_TASK DIRECTIONS_
Transcribe, verbatim, every line from the start of the entries through the line that contains "(dcin) at (893,265);"; include both boundary lines and omit all others.

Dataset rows
■ ■ ■
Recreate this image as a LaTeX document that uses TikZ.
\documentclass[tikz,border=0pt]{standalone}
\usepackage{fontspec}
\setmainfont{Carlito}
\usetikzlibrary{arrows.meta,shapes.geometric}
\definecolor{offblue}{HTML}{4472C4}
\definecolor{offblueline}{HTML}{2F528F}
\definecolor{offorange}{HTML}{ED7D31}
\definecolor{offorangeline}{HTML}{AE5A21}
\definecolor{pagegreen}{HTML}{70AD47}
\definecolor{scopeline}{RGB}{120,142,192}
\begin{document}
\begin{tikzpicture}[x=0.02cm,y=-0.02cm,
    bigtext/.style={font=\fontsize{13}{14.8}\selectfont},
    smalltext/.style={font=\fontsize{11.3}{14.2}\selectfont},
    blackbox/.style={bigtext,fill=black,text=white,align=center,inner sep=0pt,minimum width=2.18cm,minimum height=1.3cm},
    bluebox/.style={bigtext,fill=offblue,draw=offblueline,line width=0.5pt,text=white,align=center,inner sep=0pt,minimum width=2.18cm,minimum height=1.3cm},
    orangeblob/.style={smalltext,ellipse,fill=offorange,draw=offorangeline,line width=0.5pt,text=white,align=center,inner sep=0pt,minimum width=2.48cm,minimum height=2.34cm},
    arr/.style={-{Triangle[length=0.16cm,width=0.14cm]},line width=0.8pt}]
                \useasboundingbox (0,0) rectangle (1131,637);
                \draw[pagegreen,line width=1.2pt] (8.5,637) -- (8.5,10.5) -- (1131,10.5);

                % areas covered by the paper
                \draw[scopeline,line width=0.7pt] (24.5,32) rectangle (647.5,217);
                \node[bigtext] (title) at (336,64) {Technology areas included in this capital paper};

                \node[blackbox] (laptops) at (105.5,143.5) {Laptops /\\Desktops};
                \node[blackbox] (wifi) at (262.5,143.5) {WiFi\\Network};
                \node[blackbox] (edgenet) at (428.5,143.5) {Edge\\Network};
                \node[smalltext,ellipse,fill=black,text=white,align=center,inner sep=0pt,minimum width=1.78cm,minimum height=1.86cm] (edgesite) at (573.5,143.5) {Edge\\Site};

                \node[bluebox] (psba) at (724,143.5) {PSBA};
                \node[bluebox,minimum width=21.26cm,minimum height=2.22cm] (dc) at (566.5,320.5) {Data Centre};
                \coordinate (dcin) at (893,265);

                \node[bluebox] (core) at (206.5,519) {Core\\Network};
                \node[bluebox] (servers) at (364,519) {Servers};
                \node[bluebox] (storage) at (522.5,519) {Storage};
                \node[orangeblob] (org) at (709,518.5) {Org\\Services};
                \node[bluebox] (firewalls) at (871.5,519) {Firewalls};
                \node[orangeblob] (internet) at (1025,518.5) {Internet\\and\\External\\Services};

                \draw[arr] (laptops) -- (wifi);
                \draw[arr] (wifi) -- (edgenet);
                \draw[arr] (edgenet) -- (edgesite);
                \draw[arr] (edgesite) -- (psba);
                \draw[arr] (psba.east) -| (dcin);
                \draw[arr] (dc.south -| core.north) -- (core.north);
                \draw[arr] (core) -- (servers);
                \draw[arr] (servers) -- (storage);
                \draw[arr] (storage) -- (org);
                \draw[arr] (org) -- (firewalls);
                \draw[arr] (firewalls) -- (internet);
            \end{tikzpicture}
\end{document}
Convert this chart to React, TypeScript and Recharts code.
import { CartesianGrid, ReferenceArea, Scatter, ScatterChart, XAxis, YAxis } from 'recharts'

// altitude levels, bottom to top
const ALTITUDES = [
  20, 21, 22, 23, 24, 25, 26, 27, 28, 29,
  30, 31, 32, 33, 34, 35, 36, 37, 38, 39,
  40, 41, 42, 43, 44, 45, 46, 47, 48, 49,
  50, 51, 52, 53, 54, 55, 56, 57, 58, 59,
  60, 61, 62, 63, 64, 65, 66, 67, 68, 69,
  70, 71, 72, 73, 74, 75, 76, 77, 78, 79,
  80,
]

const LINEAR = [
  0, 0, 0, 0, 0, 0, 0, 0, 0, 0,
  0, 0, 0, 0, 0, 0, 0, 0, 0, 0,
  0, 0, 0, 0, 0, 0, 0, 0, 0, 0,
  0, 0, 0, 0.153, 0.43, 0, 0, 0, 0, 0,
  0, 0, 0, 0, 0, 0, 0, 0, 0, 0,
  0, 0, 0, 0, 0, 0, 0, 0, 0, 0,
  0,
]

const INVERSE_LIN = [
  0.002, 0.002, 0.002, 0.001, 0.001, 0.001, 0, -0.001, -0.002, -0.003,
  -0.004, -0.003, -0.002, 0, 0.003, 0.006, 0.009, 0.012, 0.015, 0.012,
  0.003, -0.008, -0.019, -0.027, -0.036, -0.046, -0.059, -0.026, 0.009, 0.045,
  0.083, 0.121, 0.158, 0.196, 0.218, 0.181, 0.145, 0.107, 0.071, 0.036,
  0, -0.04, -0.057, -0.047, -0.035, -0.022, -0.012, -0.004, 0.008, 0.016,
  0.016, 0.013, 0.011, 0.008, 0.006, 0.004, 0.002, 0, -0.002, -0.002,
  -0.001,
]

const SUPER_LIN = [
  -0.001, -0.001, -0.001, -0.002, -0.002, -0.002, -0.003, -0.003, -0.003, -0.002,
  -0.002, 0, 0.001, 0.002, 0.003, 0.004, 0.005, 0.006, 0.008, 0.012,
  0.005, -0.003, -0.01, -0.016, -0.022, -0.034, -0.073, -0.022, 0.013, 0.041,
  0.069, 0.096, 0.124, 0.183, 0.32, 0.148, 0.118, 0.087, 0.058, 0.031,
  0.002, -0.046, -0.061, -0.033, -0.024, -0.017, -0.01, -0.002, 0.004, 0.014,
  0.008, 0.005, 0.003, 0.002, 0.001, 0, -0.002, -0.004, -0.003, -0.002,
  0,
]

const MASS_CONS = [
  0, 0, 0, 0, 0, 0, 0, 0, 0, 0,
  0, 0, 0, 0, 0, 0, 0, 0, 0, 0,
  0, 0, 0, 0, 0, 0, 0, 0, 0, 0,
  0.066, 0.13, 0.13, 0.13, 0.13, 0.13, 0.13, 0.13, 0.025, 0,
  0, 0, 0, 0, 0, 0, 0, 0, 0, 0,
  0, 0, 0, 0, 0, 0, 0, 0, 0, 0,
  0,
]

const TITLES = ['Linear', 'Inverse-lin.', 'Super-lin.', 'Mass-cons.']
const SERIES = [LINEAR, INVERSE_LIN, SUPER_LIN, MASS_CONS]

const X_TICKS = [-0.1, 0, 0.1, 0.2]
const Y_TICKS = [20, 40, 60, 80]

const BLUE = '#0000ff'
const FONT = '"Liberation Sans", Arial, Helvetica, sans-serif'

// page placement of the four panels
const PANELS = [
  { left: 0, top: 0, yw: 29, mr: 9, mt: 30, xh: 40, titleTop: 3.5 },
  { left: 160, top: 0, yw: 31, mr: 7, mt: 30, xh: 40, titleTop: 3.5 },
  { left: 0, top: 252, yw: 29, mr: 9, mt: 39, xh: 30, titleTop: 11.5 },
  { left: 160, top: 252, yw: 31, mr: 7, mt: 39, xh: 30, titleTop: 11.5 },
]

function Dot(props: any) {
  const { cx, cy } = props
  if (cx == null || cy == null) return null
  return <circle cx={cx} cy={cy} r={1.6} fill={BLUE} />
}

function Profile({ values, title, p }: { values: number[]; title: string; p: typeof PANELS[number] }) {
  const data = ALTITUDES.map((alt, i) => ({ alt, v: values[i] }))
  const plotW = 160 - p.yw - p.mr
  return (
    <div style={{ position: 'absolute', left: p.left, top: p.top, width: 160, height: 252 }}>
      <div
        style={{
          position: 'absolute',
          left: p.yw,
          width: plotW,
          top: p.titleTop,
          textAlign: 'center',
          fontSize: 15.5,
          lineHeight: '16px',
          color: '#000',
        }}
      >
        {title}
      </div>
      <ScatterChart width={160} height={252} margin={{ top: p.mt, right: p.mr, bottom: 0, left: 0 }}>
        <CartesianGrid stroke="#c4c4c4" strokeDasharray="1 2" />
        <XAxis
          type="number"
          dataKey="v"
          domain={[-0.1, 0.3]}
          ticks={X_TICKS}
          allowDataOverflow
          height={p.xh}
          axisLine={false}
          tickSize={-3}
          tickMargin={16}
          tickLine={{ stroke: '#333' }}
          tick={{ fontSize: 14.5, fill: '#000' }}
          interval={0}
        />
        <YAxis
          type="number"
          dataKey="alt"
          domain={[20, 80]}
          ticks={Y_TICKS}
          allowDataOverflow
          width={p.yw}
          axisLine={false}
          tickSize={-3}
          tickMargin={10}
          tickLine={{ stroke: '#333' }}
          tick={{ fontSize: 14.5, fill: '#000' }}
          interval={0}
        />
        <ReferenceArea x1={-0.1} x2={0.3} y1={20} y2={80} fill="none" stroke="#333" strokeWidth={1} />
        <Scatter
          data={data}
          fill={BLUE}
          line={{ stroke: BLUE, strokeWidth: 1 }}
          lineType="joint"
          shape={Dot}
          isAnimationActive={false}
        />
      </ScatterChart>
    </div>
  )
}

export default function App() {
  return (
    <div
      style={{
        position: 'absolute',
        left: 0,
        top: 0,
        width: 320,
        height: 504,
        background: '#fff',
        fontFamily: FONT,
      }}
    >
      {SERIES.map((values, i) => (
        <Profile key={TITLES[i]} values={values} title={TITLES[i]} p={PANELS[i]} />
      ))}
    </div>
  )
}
■ ■ ■
_TASK RESULT_
Recreate this image as a LaTeX document that uses TikZ.
\documentclass[tikz,border=0pt]{standalone}
\usepackage{fontspec}
\setmainfont{Carlito}
\usetikzlibrary{arrows.meta,shapes.geometric}
\definecolor{offblue}{HTML}{4472C4}
\definecolor{offblueline}{HTML}{2F528F}
\definecolor{offorange}{HTML}{ED7D31}
\definecolor{offorangeline}{HTML}{AE5A21}
\definecolor{pagegreen}{HTML}{70AD47}
\definecolor{scopeline}{RGB}{120,142,192}
\begin{document}
\begin{tikzpicture}[x=0.02cm,y=-0.02cm,
    bigtext/.style={font=\fontsize{13}{14.8}\selectfont},
    smalltext/.style={font=\fontsize{11.3}{14.2}\selectfont},
    blackbox/.style={bigtext,fill=black,text=white,align=center,inner sep=0pt,minimum width=2.18cm,minimum height=1.3cm},
    bluebox/.style={bigtext,fill=offblue,draw=offblueline,line width=0.5pt,text=white,align=center,inner sep=0pt,minimum width=2.18cm,minimum height=1.3cm},
    orangeblob/.style={smalltext,ellipse,fill=offorange,draw=offorangeline,line width=0.5pt,text=white,align=center,inner sep=0pt,minimum width=2.48cm,minimum height=2.34cm},
    arr/.style={-{Triangle[length=0.16cm,width=0.14cm]},line width=0.8pt}]
                \useasboundingbox (0,0) rectangle (1131,637);
                \draw[pagegreen,line width=1.2pt] (8.5,637) -- (8.5,10.5) -- (1131,10.5);

                % areas covered by the paper
                \draw[scopeline,line width=0.7pt] (24.5,32) rectangle (647.5,217);
                \node[bigtext] (title) at (336,64) {Technology areas included in this capital paper};

                \node[blackbox] (laptops) at (105.5,143.5) {Laptops /\\Desktops};
                \node[blackbox] (wifi) at (262.5,143.5) {WiFi\\Network};
                \node[blackbox] (edgenet) at (428.5,143.5) {Edge\\Network};
                \node[smalltext,ellipse,fill=black,text=white,align=center,inner sep=0pt,minimum width=1.78cm,minimum height=1.86cm] (edgesite) at (573.5,143.5) {Edge\\Site};

                \node[bluebox] (psba) at (724,143.5) {PSBA};
                \node[bluebox,minimum width=21.26cm,minimum height=2.22cm] (dc) at (566.5,320.5) {Data Centre};
                \coordinate (dcin) at (893,265);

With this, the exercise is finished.